Note: Versions mentioned in the description apply only to the upstream openssl-libs package and not the openssl-libs package as distributed by Rocky-Linux.
See How to fix? for Rocky-Linux:9 relevant fixed versions and status.
Issue summary: Writing large, newline-free data into a BIO chain using the line-buffering filter where the next BIO performs short writes can trigger a heap-based out-of-bounds write.
Impact summary: This out-of-bounds write can cause memory corruption which typically results in a crash, leading to Denial of Service for an application.
The line-buffering BIO filter (BIO_f_linebuffer) is not used by default in TLS/SSL data paths.

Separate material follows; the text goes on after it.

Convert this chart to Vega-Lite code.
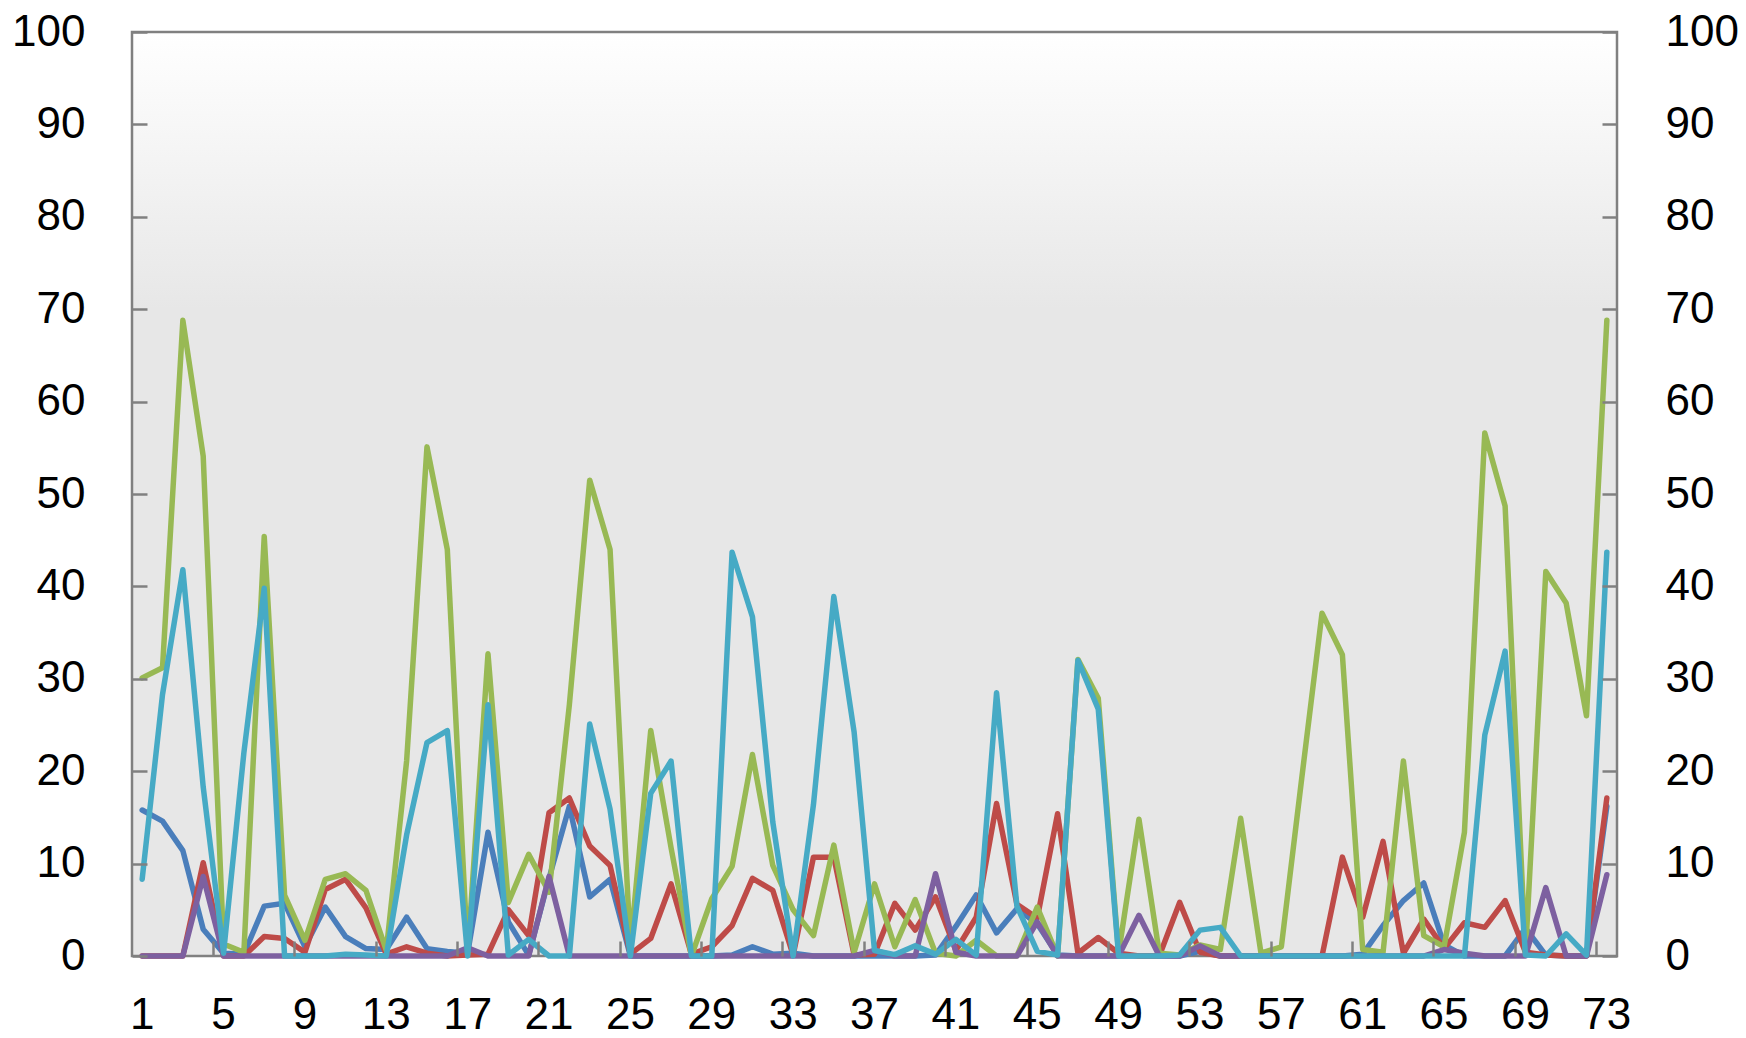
{
  "$schema": "https://vega.github.io/schema/vega-lite/v6.json",
  "width": 1485,
  "height": 924,
  "autosize": {"type": "none"},
  "padding": {"left": 132, "top": 32, "right": 129, "bottom": 82},
  "background": "white",
  "config": {
    "view": {"stroke": null},
    "axis": {
      "labelFont": "Liberation Sans",
      "labelFontSize": 44,
      "labelColor": "#000000",
      "tickColor": "#808080",
      "tickWidth": 2.5,
      "labelFlush": false,
      "labelOverlap": false,
      "grid": false,
      "domain": false,
      "title": null
    }
  },
  "datasets": {
    "blue": [
      {"x":1,"v":15.8},{"x":2,"v":14.6},{"x":3,"v":11.4},{"x":4,"v":2.9},{"x":5,"v":0.3},{"x":6,"v":0.2},{"x":7,"v":5.4},{"x":8,"v":5.7},{"x":9,"v":1.0},{"x":10,"v":5.3},
      {"x":11,"v":2.1},{"x":12,"v":0.8},{"x":13,"v":0.7},{"x":14,"v":4.2},{"x":15,"v":0.8},{"x":16,"v":0.5},{"x":17,"v":0.3},{"x":18,"v":13.4},{"x":19,"v":3.7},{"x":20,"v":0.1},
      {"x":21,"v":8.4},{"x":22,"v":16.2},{"x":23,"v":6.4},{"x":24,"v":8.3},{"x":25,"v":0},{"x":26,"v":0},{"x":27,"v":0},{"x":28,"v":0},{"x":29,"v":0},{"x":30,"v":0.1},
      {"x":31,"v":1.0},{"x":32,"v":0.2},{"x":33,"v":0.3},{"x":34,"v":0},{"x":35,"v":0},{"x":36,"v":0},{"x":37,"v":0},{"x":38,"v":0},{"x":39,"v":0},{"x":40,"v":0.1},
      {"x":41,"v":3.2},{"x":42,"v":6.6},{"x":43,"v":2.5},{"x":44,"v":5.1},{"x":45,"v":3.5},{"x":46,"v":0.1},{"x":47,"v":0},{"x":48,"v":0},{"x":49,"v":0},{"x":50,"v":0},
      {"x":51,"v":0},{"x":52,"v":0},{"x":53,"v":0.5},{"x":54,"v":0},{"x":55,"v":0},{"x":56,"v":0},{"x":57,"v":0},{"x":58,"v":0},{"x":59,"v":0},{"x":60,"v":0},
      {"x":61,"v":0.2},{"x":62,"v":3.3},{"x":63,"v":6.0},{"x":64,"v":7.9},{"x":65,"v":1.2},{"x":66,"v":0},{"x":67,"v":0},{"x":68,"v":0},{"x":69,"v":3.0},{"x":70,"v":0.1},
      {"x":71,"v":0},{"x":72,"v":0},{"x":73,"v":16.2}
    ],
    "red": [
      {"x":1,"v":0},{"x":2,"v":0},{"x":3,"v":0},{"x":4,"v":10.1},{"x":5,"v":0},{"x":6,"v":0},{"x":7,"v":2.1},{"x":8,"v":1.9},{"x":9,"v":0.4},{"x":10,"v":7.2},
      {"x":11,"v":8.3},{"x":12,"v":5.2},{"x":13,"v":0.2},{"x":14,"v":1.0},{"x":15,"v":0.3},{"x":16,"v":0},{"x":17,"v":0.1},{"x":18,"v":0.2},{"x":19,"v":5.0},{"x":20,"v":2.2},
      {"x":21,"v":15.5},{"x":22,"v":17.1},{"x":23,"v":11.9},{"x":24,"v":9.8},{"x":25,"v":0.2},{"x":26,"v":1.9},{"x":27,"v":7.8},{"x":28,"v":0.2},{"x":29,"v":1.0},{"x":30,"v":3.3},
      {"x":31,"v":8.4},{"x":32,"v":7.1},{"x":33,"v":0.1},{"x":34,"v":10.7},{"x":35,"v":10.7},{"x":36,"v":0.1},{"x":37,"v":0.2},{"x":38,"v":5.7},{"x":39,"v":2.8},{"x":40,"v":6.4},
      {"x":41,"v":0.6},{"x":42,"v":4.2},{"x":43,"v":16.5},{"x":44,"v":5.6},{"x":45,"v":4.1},{"x":46,"v":15.4},{"x":47,"v":0.3},{"x":48,"v":2.0},{"x":49,"v":0.3},{"x":50,"v":0},
      {"x":51,"v":0},{"x":52,"v":5.8},{"x":53,"v":0.4},{"x":54,"v":0},{"x":55,"v":0},{"x":56,"v":0},{"x":57,"v":0},{"x":58,"v":0},{"x":59,"v":0},{"x":60,"v":10.7},
      {"x":61,"v":4.2},{"x":62,"v":12.4},{"x":63,"v":0.3},{"x":64,"v":4.0},{"x":65,"v":0.8},{"x":66,"v":3.6},{"x":67,"v":3.1},{"x":68,"v":6.0},{"x":69,"v":0.4},{"x":70,"v":0.1},
      {"x":71,"v":0},{"x":72,"v":0},{"x":73,"v":17.1}
    ],
    "green": [
      {"x":1,"v":30.1},{"x":2,"v":31.2},{"x":3,"v":68.8},{"x":4,"v":54.1},{"x":5,"v":1.3},{"x":6,"v":0.4},{"x":7,"v":45.4},{"x":8,"v":6.6},{"x":9,"v":1.7},{"x":10,"v":8.3},
      {"x":11,"v":8.9},{"x":12,"v":7.1},{"x":13,"v":0.6},{"x":14,"v":21.1},{"x":15,"v":55.1},{"x":16,"v":44.0},{"x":17,"v":0.2},{"x":18,"v":32.7},{"x":19,"v":5.8},{"x":20,"v":11.0},
      {"x":21,"v":6.9},{"x":22,"v":27.2},{"x":23,"v":51.5},{"x":24,"v":44.0},{"x":25,"v":1.0},{"x":26,"v":24.4},{"x":27,"v":11.7},{"x":28,"v":0},{"x":29,"v":6.2},{"x":30,"v":9.7},
      {"x":31,"v":21.8},{"x":32,"v":9.8},{"x":33,"v":5.0},{"x":34,"v":2.2},{"x":35,"v":12.0},{"x":36,"v":0.4},{"x":37,"v":7.8},{"x":38,"v":1.0},{"x":39,"v":6.1},{"x":40,"v":0.3},
      {"x":41,"v":0},{"x":42,"v":1.7},{"x":43,"v":0},{"x":44,"v":0},{"x":45,"v":5.3},{"x":46,"v":0},{"x":47,"v":32.1},{"x":48,"v":27.9},{"x":49,"v":0.3},{"x":50,"v":14.8},
      {"x":51,"v":0.3},{"x":52,"v":0.1},{"x":53,"v":1.2},{"x":54,"v":0.7},{"x":55,"v":14.9},{"x":56,"v":0.3},{"x":57,"v":1.0},{"x":58,"v":19.2},{"x":59,"v":37.1},{"x":60,"v":32.6},
      {"x":61,"v":0.7},{"x":62,"v":0.4},{"x":63,"v":21.1},{"x":64,"v":2.2},{"x":65,"v":1.0},{"x":66,"v":13.4},{"x":67,"v":56.6},{"x":68,"v":48.7},{"x":69,"v":0.2},{"x":70,"v":41.6},
      {"x":71,"v":38.2},{"x":72,"v":26.0},{"x":73,"v":68.8}
    ],
    "purple": [
      {"x":1,"v":0},{"x":2,"v":0},{"x":3,"v":0},{"x":4,"v":8.6},{"x":5,"v":0},{"x":6,"v":0},{"x":7,"v":0},{"x":8,"v":0},{"x":9,"v":0},{"x":10,"v":0},
      {"x":11,"v":0},{"x":12,"v":0},{"x":13,"v":0},{"x":14,"v":0},{"x":15,"v":0},{"x":16,"v":0},{"x":17,"v":0.9},{"x":18,"v":0},{"x":19,"v":0},{"x":20,"v":0},
      {"x":21,"v":8.6},{"x":22,"v":0},{"x":23,"v":0},{"x":24,"v":0},{"x":25,"v":0},{"x":26,"v":0},{"x":27,"v":0},{"x":28,"v":0},{"x":29,"v":0},{"x":30,"v":0},
      {"x":31,"v":0},{"x":32,"v":0},{"x":33,"v":0},{"x":34,"v":0},{"x":35,"v":0},{"x":36,"v":0},{"x":37,"v":0.6},{"x":38,"v":0},{"x":39,"v":0},{"x":40,"v":8.9},
      {"x":41,"v":0.4},{"x":42,"v":0},{"x":43,"v":0},{"x":44,"v":0},{"x":45,"v":3.7},{"x":46,"v":0},{"x":47,"v":0},{"x":48,"v":0},{"x":49,"v":0},{"x":50,"v":4.4},
      {"x":51,"v":0},{"x":52,"v":0},{"x":53,"v":1.1},{"x":54,"v":0},{"x":55,"v":0},{"x":56,"v":0},{"x":57,"v":0},{"x":58,"v":0},{"x":59,"v":0},{"x":60,"v":0},
      {"x":61,"v":0},{"x":62,"v":0},{"x":63,"v":0},{"x":64,"v":0},{"x":65,"v":0.7},{"x":66,"v":0.3},{"x":67,"v":0},{"x":68,"v":0},{"x":69,"v":0},{"x":70,"v":7.4},
      {"x":71,"v":0},{"x":72,"v":0},{"x":73,"v":8.8}
    ],
    "cyan": [
      {"x":1,"v":8.3},{"x":2,"v":28.3},{"x":3,"v":41.8},{"x":4,"v":18.3},{"x":5,"v":0.3},{"x":6,"v":22.0},{"x":7,"v":39.8},{"x":8,"v":0},{"x":9,"v":0},{"x":10,"v":0},
      {"x":11,"v":0.2},{"x":12,"v":0.1},{"x":13,"v":0},{"x":14,"v":13.1},{"x":15,"v":23.1},{"x":16,"v":24.4},{"x":17,"v":0},{"x":18,"v":27.2},{"x":19,"v":0.1},{"x":20,"v":1.8},
      {"x":21,"v":0},{"x":22,"v":0},{"x":23,"v":25.1},{"x":24,"v":15.9},{"x":25,"v":0},{"x":26,"v":17.6},{"x":27,"v":21.1},{"x":28,"v":0},{"x":29,"v":0},{"x":30,"v":43.7},
      {"x":31,"v":36.7},{"x":32,"v":14.5},{"x":33,"v":0},{"x":34,"v":16.4},{"x":35,"v":38.9},{"x":36,"v":24.2},{"x":37,"v":0.6},{"x":38,"v":0.15},{"x":39,"v":1.1},{"x":40,"v":0.2},
      {"x":41,"v":1.8},{"x":42,"v":0.1},{"x":43,"v":28.5},{"x":44,"v":5.4},{"x":45,"v":0.5},{"x":46,"v":0.1},{"x":47,"v":32.0},{"x":48,"v":26.7},{"x":49,"v":0},{"x":50,"v":0},
      {"x":51,"v":0},{"x":52,"v":0.1},{"x":53,"v":2.8},{"x":54,"v":3.1},{"x":55,"v":0},{"x":56,"v":0},{"x":57,"v":0},{"x":58,"v":0},{"x":59,"v":0},{"x":60,"v":0},
      {"x":61,"v":0},{"x":62,"v":0},{"x":63,"v":0},{"x":64,"v":0},{"x":65,"v":0},{"x":66,"v":0},{"x":67,"v":23.9},{"x":68,"v":33.0},{"x":69,"v":0.1},{"x":70,"v":0},
      {"x":71,"v":2.4},{"x":72,"v":0.1},{"x":73,"v":43.7}
    ]
  },
  "layer": [
    {
      "data": {"values": [{}]},
      "mark": {
        "type": "rect",
        "stroke": "#808080",
        "strokeWidth": 2.5,
        "fill": {"gradient": "linear", "x1": 0, "y1": 0, "x2": 0, "y2": 1,
          "stops": [{"offset": 0, "color": "#ffffff"}, {"offset": 0.3, "color": "#e7e7e7"}, {"offset": 1, "color": "#e7e7e7"}]}
      },
      "encoding": {}
    },
    {
      "data": {"name": "blue"},
      "mark": {"type": "line", "color": "#4a7ebb", "strokeWidth": 5.5, "strokeJoin": "round", "strokeCap": "round"},
      "encoding": {
        "x": {"field": "x", "type": "ordinal", "scale": {"type": "band", "paddingInner": 0, "paddingOuter": 0},
          "axis": {"orient": "bottom", "zindex": 2, "values": [1,5,9,13,17,21,25,29,33,37,41,45,49,53,57,61,65,69,73], "ticks": false, "labelPadding": 37, "labelAngle": 0}},
        "y": {"field": "v", "type": "quantitative", "scale": {"domain": [0, 100], "nice": false},
          "axis": {"orient": "left", "zindex": 2, "values": [0,10,20,30,40,50,60,70,80,90,100], "ticks": true, "tickSize": -15, "labelPadding": 62}}
      }
    },
    {
      "data": {"name": "red"},
      "mark": {"type": "line", "color": "#be4b48", "strokeWidth": 5.5, "strokeJoin": "round", "strokeCap": "round"},
      "encoding": {
        "x": {"field": "x", "type": "ordinal", "scale": {"type": "band", "paddingInner": 0, "paddingOuter": 0},
          "axis": {"orient": "bottom", "zindex": 2, "values": [5,9,13,17,21,25,29,33,37,41,45,49,53,57,61,65,69,73], "labels": false, "ticks": true, "tickSize": -15, "bandPosition": 0}},
        "y": {"field": "v", "type": "quantitative", "scale": {"domain": [0, 100], "nice": false},
          "axis": {"orient": "right", "zindex": 2, "values": [0,10,20,30,40,50,60,70,80,90,100], "ticks": true, "tickSize": -15, "labelPadding": 63}}
      }
    },
    {
      "data": {"name": "green"},
      "mark": {"type": "line", "color": "#98b954", "strokeWidth": 5.5, "strokeJoin": "round", "strokeCap": "round"},
      "encoding": {
        "x": {"field": "x", "type": "ordinal", "scale": {"type": "band", "paddingInner": 0, "paddingOuter": 0}, "axis": null},
        "y": {"field": "v", "type": "quantitative", "scale": {"domain": [0, 100], "nice": false}, "axis": null}
      }
    },
    {
      "data": {"name": "purple"},
      "mark": {"type": "line", "color": "#7d60a0", "strokeWidth": 5.5, "strokeJoin": "round", "strokeCap": "round"},
      "encoding": {
        "x": {"field": "x", "type": "ordinal", "scale": {"type": "band", "paddingInner": 0, "paddingOuter": 0}, "axis": null},
        "y": {"field": "v", "type": "quantitative", "scale": {"domain": [0, 100], "nice": false}, "axis": null}
      }
    },
    {
      "data": {"name": "cyan"},
      "mark": {"type": "line", "color": "#46aac5", "strokeWidth": 5.5, "strokeJoin": "round", "strokeCap": "round"},
      "encoding": {
        "x": {"field": "x", "type": "ordinal", "scale": {"type": "band", "paddingInner": 0, "paddingOuter": 0}, "axis": null},
        "y": {"field": "v", "type": "quantitative", "scale": {"domain": [0, 100], "nice": false}, "axis": null}
      }
    }
  ],
  "resolve": {"axis": {"x": "independent", "y": "independent"}}
}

In OpenSSL command-line applications, it is typically only pushed onto stdout/stderr on VMS systems. Third-party applications that explicitly use this filter with a BIO chain that can short-write and that write large, newline-free data influenced by an attacker would be affected. However, the circumstances where this could happen are unlikely to be under attacker control, and BIO_f_linebuffer is unlikely to be handling non-curated data controlled by an attacker. For that reason the issue was assessed as Low severity.
The FIPS modules in 3.6, 3.5, 3.4, 3.3 and 3.0 are not affected by this issue, as the BIO implementation is outside the OpenSSL FIPS module boundary.
OpenSSL 3.6, 3.5, 3.4, 3.3, 3.0, 1.1.1 and 1.0.2 are vulnerable to this issue.